- [What you are asked to do] For the data below, transcribe the part that opens with the line containing "Emit a Python" and closes with the line containing "plt.rcParams['font.family'] = ['DejaVu Sans']", exactly and with no pictures.

## Begin Entries shown

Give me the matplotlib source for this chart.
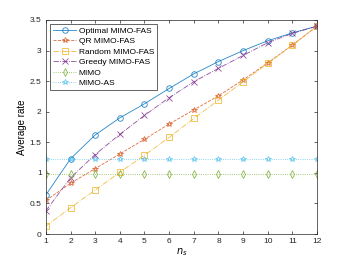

## End Entries shown
## Begin Entries shown

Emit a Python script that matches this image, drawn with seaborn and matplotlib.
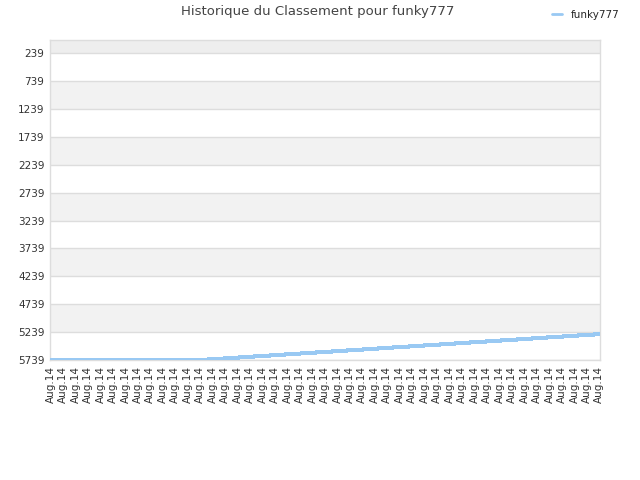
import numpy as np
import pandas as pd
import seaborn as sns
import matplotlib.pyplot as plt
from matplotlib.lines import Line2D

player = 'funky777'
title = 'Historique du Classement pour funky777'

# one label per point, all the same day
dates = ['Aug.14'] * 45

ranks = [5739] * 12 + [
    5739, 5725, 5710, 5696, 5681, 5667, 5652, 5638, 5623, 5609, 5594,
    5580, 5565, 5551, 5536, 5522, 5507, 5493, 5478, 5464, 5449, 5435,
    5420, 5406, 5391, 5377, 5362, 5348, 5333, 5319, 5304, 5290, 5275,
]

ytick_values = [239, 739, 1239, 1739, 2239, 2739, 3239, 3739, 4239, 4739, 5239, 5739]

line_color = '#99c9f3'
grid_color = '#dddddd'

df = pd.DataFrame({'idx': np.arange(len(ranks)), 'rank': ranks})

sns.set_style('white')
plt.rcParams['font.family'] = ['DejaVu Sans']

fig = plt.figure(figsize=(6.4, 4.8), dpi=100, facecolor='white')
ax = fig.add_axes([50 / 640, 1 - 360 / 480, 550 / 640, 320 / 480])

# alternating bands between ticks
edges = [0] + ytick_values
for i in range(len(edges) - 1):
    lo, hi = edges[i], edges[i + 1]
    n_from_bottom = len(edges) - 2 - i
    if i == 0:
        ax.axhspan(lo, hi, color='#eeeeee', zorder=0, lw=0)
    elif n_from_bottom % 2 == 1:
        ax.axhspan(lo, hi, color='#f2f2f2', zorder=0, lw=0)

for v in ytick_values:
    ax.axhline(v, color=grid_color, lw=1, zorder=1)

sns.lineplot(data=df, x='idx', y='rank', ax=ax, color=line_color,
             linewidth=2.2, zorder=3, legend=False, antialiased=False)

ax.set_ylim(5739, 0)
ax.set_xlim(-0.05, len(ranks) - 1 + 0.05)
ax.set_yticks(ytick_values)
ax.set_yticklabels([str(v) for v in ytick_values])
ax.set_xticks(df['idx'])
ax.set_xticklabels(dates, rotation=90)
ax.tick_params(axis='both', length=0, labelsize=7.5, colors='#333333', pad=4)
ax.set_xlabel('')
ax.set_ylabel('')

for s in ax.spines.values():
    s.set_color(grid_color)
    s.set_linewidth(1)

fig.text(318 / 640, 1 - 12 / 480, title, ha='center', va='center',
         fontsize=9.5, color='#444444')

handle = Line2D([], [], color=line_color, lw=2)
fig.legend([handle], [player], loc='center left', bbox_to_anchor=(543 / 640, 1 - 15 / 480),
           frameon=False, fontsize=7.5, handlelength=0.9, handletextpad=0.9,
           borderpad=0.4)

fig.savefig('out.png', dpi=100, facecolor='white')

## End Entries shown

- [Expected answer]
Emit a Python script that matches this image, drawn with seaborn and matplotlib.
import numpy as np
import pandas as pd
import seaborn as sns
import matplotlib.pyplot as plt
from matplotlib.lines import Line2D

player = 'funky777'
title = 'Historique du Classement pour funky777'

# one label per point, all the same day
dates = ['Aug.14'] * 45

ranks = [5739] * 12 + [
    5739, 5725, 5710, 5696, 5681, 5667, 5652, 5638, 5623, 5609, 5594,
    5580, 5565, 5551, 5536, 5522, 5507, 5493, 5478, 5464, 5449, 5435,
    5420, 5406, 5391, 5377, 5362, 5348, 5333, 5319, 5304, 5290, 5275,
]

ytick_values = [239, 739, 1239, 1739, 2239, 2739, 3239, 3739, 4239, 4739, 5239, 5739]

line_color = '#99c9f3'
grid_color = '#dddddd'

df = pd.DataFrame({'idx': np.arange(len(ranks)), 'rank': ranks})

sns.set_style('white')
plt.rcParams['font.family'] = ['DejaVu Sans']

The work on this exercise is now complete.